第9章组件模型：wit-bindgen 详解

Wasm 组件模型

核心组件（Core Wasm）的局限

传统的 WebAssembly 模块（Core Wasm）只支持数值类型（i32/i64/f32/f64）的导入导出。要传递字符串、列表、结构体等复杂类型，必须手动约定内存布局，既繁琐又容易出错。

Wasm 组件模型（Component Model）是对 Core Wasm 的高层封装，它引入了丰富的接口类型系统，让不同语言编写的 Wasm 模块可以直接互相调用，就像调用普通函数一样。

组件模型的核心概念

World（世界）

WIT 中组件的顶层边界定义，声明了该组件从外部导入（import）哪些能力，以及向外部导出（export）哪些功能。一个组件只有一个 world，world 定义了组件的完整接口契约。

Interface（接口）

WIT 中的一组相关函数、类型和资源的集合，类似于其他语言中的模块或命名空间。interface 可以被多个 world import/export，支持版本化（@1.0.0）。

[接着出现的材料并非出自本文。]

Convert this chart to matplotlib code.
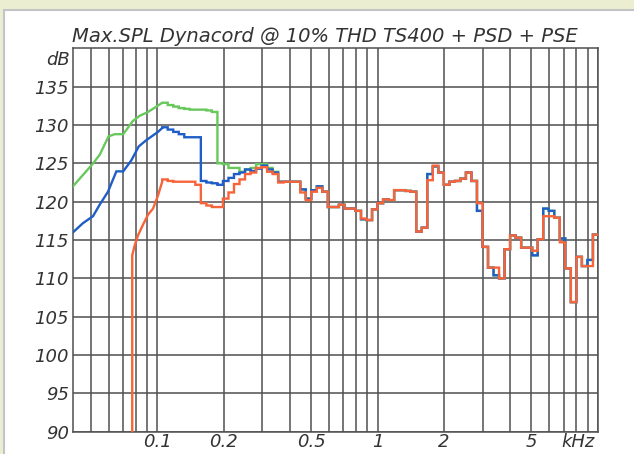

Component（组件）vs Module（模块）

Core Wasm Module（.wasm）是底层格式，只有数值类型接口，内部可以有线性内存。Component（.wasm 组件格式）是高层格式，内部可以包含一个或多个 Core Module，外部通过 WIT 接口通信，内存完全私有不外泄。

Canonical ABI

组件模型的标准调用约定（Application Binary Interface），定义了 WIT 中所有类型（string/list/record/variant）在内存中的表示方式和函数调用的参数传递规则。所有语言的 wit-bindgen 生成代码都遵循 Canonical ABI，确保互操作性。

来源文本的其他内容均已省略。